- Problem -
Write the records out again, keeping each line exactly as it is.

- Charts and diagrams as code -

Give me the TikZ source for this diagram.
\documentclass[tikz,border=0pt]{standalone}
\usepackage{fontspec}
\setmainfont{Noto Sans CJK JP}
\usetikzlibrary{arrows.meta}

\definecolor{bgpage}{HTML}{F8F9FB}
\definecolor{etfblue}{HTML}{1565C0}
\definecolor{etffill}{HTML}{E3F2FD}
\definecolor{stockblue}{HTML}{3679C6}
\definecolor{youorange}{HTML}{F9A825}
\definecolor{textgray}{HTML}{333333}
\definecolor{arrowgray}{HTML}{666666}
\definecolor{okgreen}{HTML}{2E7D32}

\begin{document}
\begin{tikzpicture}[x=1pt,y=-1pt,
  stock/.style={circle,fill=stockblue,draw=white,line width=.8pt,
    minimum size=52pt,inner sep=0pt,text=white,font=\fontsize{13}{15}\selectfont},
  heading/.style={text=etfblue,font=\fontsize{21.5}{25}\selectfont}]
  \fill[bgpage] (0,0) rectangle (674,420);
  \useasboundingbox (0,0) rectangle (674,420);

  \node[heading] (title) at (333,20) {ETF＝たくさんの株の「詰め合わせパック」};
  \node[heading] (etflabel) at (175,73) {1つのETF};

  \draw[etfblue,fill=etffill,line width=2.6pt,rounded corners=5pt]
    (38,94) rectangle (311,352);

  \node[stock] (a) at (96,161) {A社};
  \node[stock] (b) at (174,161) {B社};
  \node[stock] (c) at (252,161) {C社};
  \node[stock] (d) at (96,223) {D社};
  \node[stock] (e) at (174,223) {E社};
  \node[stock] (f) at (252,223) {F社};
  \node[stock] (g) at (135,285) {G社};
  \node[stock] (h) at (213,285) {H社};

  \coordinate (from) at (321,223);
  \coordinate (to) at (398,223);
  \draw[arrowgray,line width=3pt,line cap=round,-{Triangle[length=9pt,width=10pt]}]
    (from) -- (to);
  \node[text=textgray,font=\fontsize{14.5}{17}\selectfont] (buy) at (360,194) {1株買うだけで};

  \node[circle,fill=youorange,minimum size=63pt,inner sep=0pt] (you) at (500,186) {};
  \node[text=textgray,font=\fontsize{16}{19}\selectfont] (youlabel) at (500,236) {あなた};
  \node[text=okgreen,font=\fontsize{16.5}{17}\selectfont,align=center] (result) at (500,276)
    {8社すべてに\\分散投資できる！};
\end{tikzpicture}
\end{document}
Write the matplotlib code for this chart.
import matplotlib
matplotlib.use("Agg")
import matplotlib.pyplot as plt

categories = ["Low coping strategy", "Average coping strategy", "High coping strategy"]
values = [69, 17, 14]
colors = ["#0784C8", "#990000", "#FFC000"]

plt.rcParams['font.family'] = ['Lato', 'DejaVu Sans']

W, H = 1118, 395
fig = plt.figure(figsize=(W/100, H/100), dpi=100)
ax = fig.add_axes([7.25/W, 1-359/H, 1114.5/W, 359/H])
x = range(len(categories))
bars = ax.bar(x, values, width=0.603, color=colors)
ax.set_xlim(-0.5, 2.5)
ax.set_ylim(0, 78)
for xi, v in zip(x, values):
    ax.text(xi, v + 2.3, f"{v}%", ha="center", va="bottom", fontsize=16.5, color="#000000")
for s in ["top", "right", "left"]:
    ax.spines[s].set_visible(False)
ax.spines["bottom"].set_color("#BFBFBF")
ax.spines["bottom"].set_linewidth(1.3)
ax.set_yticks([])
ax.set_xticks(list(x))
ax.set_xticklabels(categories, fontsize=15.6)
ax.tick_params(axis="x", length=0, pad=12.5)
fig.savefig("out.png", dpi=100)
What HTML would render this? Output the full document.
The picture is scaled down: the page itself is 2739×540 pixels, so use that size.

- Response for this exercise -
Give me the TikZ source for this diagram.
\documentclass[tikz,border=0pt]{standalone}
\usepackage{fontspec}
\setmainfont{Noto Sans CJK JP}
\usetikzlibrary{arrows.meta}

\definecolor{bgpage}{HTML}{F8F9FB}
\definecolor{etfblue}{HTML}{1565C0}
\definecolor{etffill}{HTML}{E3F2FD}
\definecolor{stockblue}{HTML}{3679C6}
\definecolor{youorange}{HTML}{F9A825}
\definecolor{textgray}{HTML}{333333}
\definecolor{arrowgray}{HTML}{666666}
\definecolor{okgreen}{HTML}{2E7D32}

\begin{document}
\begin{tikzpicture}[x=1pt,y=-1pt,
  stock/.style={circle,fill=stockblue,draw=white,line width=.8pt,
    minimum size=52pt,inner sep=0pt,text=white,font=\fontsize{13}{15}\selectfont},
  heading/.style={text=etfblue,font=\fontsize{21.5}{25}\selectfont}]
  \fill[bgpage] (0,0) rectangle (674,420);
  \useasboundingbox (0,0) rectangle (674,420);

  \node[heading] (title) at (333,20) {ETF＝たくさんの株の「詰め合わせパック」};
  \node[heading] (etflabel) at (175,73) {1つのETF};

  \draw[etfblue,fill=etffill,line width=2.6pt,rounded corners=5pt]
    (38,94) rectangle (311,352);

  \node[stock] (a) at (96,161) {A社};
  \node[stock] (b) at (174,161) {B社};
  \node[stock] (c) at (252,161) {C社};
  \node[stock] (d) at (96,223) {D社};
  \node[stock] (e) at (174,223) {E社};
  \node[stock] (f) at (252,223) {F社};
  \node[stock] (g) at (135,285) {G社};
  \node[stock] (h) at (213,285) {H社};

  \coordinate (from) at (321,223);
  \coordinate (to) at (398,223);
  \draw[arrowgray,line width=3pt,line cap=round,-{Triangle[length=9pt,width=10pt]}]
    (from) -- (to);
  \node[text=textgray,font=\fontsize{14.5}{17}\selectfont] (buy) at (360,194) {1株買うだけで};

  \node[circle,fill=youorange,minimum size=63pt,inner sep=0pt] (you) at (500,186) {};
  \node[text=textgray,font=\fontsize{16}{19}\selectfont] (youlabel) at (500,236) {あなた};
  \node[text=okgreen,font=\fontsize{16.5}{17}\selectfont,align=center] (result) at (500,276)
    {8社すべてに\\分散投資できる！};
\end{tikzpicture}
\end{document}
Write the matplotlib code for this chart.
import matplotlib
matplotlib.use("Agg")
import matplotlib.pyplot as plt

categories = ["Low coping strategy", "Average coping strategy", "High coping strategy"]
values = [69, 17, 14]
colors = ["#0784C8", "#990000", "#FFC000"]

plt.rcParams['font.family'] = ['Lato', 'DejaVu Sans']

W, H = 1118, 395
fig = plt.figure(figsize=(W/100, H/100), dpi=100)
ax = fig.add_axes([7.25/W, 1-359/H, 1114.5/W, 359/H])
x = range(len(categories))
bars = ax.bar(x, values, width=0.603, color=colors)
ax.set_xlim(-0.5, 2.5)
ax.set_ylim(0, 78)
for xi, v in zip(x, values):
    ax.text(xi, v + 2.3, f"{v}%", ha="center", va="bottom", fontsize=16.5, color="#000000")
for s in ["top", "right", "left"]:
    ax.spines[s].set_visible(False)
ax.spines["bottom"].set_color("#BFBFBF")
ax.spines["bottom"].set_linewidth(1.3)
ax.set_yticks([])
ax.set_xticks(list(x))
ax.set_xticklabels(categories, fontsize=15.6)
ax.tick_params(axis="x", length=0, pad=12.5)
fig.savefig("out.png", dpi=100)
What HTML would render this? Output the full document.
The picture is scaled down: the page itself is 2739×540 pixels, so use that size.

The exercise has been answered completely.